Problem description
Word for word, print each line of the listing below; pictures stay out.

Data block
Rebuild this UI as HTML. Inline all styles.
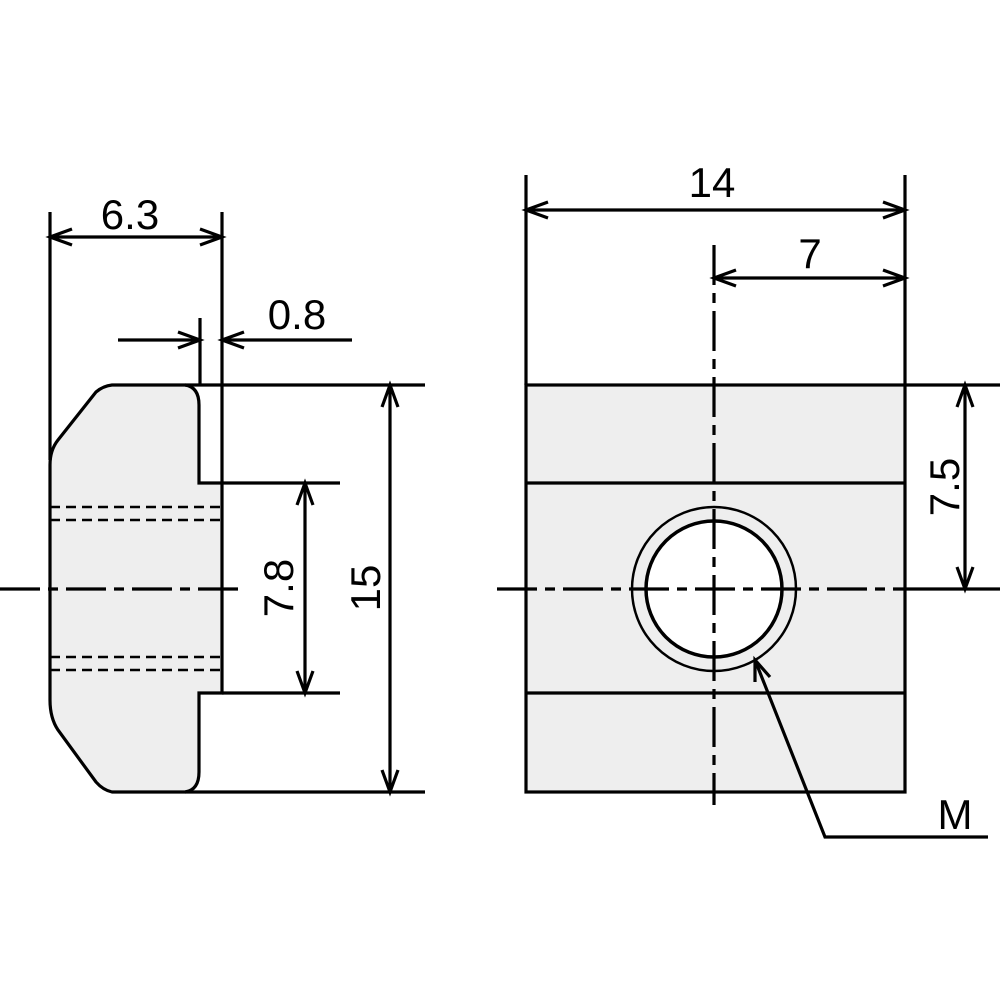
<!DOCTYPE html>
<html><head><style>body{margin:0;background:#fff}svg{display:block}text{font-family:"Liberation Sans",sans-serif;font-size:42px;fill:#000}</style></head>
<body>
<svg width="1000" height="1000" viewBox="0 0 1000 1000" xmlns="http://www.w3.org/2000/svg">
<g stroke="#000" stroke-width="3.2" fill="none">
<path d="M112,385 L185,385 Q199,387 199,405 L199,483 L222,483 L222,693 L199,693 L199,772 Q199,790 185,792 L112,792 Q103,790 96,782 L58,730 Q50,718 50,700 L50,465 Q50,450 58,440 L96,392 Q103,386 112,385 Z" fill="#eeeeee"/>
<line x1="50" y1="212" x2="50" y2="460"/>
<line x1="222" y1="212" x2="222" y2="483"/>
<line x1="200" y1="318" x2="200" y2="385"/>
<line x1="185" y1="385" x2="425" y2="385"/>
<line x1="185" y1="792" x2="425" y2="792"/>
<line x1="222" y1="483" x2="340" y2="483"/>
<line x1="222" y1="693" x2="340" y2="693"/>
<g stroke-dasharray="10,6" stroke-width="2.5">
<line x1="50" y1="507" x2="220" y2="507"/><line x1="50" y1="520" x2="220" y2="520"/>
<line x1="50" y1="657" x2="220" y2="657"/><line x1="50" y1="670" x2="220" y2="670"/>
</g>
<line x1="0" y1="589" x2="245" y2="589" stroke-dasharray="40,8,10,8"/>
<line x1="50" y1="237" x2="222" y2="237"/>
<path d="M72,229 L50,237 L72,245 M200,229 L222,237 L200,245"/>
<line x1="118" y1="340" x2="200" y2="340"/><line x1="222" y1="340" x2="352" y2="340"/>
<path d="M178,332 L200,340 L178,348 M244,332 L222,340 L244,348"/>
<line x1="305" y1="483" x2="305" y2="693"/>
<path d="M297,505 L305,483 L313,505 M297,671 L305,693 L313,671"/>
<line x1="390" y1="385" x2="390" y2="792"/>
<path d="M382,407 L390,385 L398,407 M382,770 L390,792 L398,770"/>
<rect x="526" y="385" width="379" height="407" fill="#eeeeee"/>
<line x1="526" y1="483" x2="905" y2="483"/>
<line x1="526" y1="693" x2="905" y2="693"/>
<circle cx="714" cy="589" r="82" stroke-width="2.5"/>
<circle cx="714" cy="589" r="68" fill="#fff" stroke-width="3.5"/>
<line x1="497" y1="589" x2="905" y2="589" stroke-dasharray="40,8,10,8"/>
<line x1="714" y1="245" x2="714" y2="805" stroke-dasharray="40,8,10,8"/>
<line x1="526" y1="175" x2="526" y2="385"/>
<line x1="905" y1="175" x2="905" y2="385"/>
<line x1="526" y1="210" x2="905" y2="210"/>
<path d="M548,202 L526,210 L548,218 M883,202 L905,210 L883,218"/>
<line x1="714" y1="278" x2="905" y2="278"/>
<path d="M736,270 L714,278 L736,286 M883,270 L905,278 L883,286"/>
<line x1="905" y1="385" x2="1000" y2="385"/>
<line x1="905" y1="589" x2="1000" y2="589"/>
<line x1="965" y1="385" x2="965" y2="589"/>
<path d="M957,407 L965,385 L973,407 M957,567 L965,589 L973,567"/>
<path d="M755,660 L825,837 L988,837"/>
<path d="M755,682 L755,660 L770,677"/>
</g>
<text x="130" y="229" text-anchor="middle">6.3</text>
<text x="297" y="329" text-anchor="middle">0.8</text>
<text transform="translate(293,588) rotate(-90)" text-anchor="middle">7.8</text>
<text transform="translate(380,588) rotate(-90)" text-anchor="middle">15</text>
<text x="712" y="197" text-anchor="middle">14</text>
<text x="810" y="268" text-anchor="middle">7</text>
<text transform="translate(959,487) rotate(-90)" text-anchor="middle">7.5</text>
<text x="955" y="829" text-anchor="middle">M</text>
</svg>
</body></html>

Response to the exercise
Rebuild this UI as HTML. Inline all styles.
<!DOCTYPE html>
<html><head><style>body{margin:0;background:#fff}svg{display:block}text{font-family:"Liberation Sans",sans-serif;font-size:42px;fill:#000}</style></head>
<body>
<svg width="1000" height="1000" viewBox="0 0 1000 1000" xmlns="http://www.w3.org/2000/svg">
<g stroke="#000" stroke-width="3.2" fill="none">
<path d="M112,385 L185,385 Q199,387 199,405 L199,483 L222,483 L222,693 L199,693 L199,772 Q199,790 185,792 L112,792 Q103,790 96,782 L58,730 Q50,718 50,700 L50,465 Q50,450 58,440 L96,392 Q103,386 112,385 Z" fill="#eeeeee"/>
<line x1="50" y1="212" x2="50" y2="460"/>
<line x1="222" y1="212" x2="222" y2="483"/>
<line x1="200" y1="318" x2="200" y2="385"/>
<line x1="185" y1="385" x2="425" y2="385"/>
<line x1="185" y1="792" x2="425" y2="792"/>
<line x1="222" y1="483" x2="340" y2="483"/>
<line x1="222" y1="693" x2="340" y2="693"/>
<g stroke-dasharray="10,6" stroke-width="2.5">
<line x1="50" y1="507" x2="220" y2="507"/><line x1="50" y1="520" x2="220" y2="520"/>
<line x1="50" y1="657" x2="220" y2="657"/><line x1="50" y1="670" x2="220" y2="670"/>
</g>
<line x1="0" y1="589" x2="245" y2="589" stroke-dasharray="40,8,10,8"/>
<line x1="50" y1="237" x2="222" y2="237"/>
<path d="M72,229 L50,237 L72,245 M200,229 L222,237 L200,245"/>
<line x1="118" y1="340" x2="200" y2="340"/><line x1="222" y1="340" x2="352" y2="340"/>
<path d="M178,332 L200,340 L178,348 M244,332 L222,340 L244,348"/>
<line x1="305" y1="483" x2="305" y2="693"/>
<path d="M297,505 L305,483 L313,505 M297,671 L305,693 L313,671"/>
<line x1="390" y1="385" x2="390" y2="792"/>
<path d="M382,407 L390,385 L398,407 M382,770 L390,792 L398,770"/>
<rect x="526" y="385" width="379" height="407" fill="#eeeeee"/>
<line x1="526" y1="483" x2="905" y2="483"/>
<line x1="526" y1="693" x2="905" y2="693"/>
<circle cx="714" cy="589" r="82" stroke-width="2.5"/>
<circle cx="714" cy="589" r="68" fill="#fff" stroke-width="3.5"/>
<line x1="497" y1="589" x2="905" y2="589" stroke-dasharray="40,8,10,8"/>
<line x1="714" y1="245" x2="714" y2="805" stroke-dasharray="40,8,10,8"/>
<line x1="526" y1="175" x2="526" y2="385"/>
<line x1="905" y1="175" x2="905" y2="385"/>
<line x1="526" y1="210" x2="905" y2="210"/>
<path d="M548,202 L526,210 L548,218 M883,202 L905,210 L883,218"/>
<line x1="714" y1="278" x2="905" y2="278"/>
<path d="M736,270 L714,278 L736,286 M883,270 L905,278 L883,286"/>
<line x1="905" y1="385" x2="1000" y2="385"/>
<line x1="905" y1="589" x2="1000" y2="589"/>
<line x1="965" y1="385" x2="965" y2="589"/>
<path d="M957,407 L965,385 L973,407 M957,567 L965,589 L973,567"/>
<path d="M755,660 L825,837 L988,837"/>
<path d="M755,682 L755,660 L770,677"/>
</g>
<text x="130" y="229" text-anchor="middle">6.3</text>
<text x="297" y="329" text-anchor="middle">0.8</text>
<text transform="translate(293,588) rotate(-90)" text-anchor="middle">7.8</text>
<text transform="translate(380,588) rotate(-90)" text-anchor="middle">15</text>
<text x="712" y="197" text-anchor="middle">14</text>
<text x="810" y="268" text-anchor="middle">7</text>
<text transform="translate(959,487) rotate(-90)" text-anchor="middle">7.5</text>
<text x="955" y="829" text-anchor="middle">M</text>
</svg>
</body></html>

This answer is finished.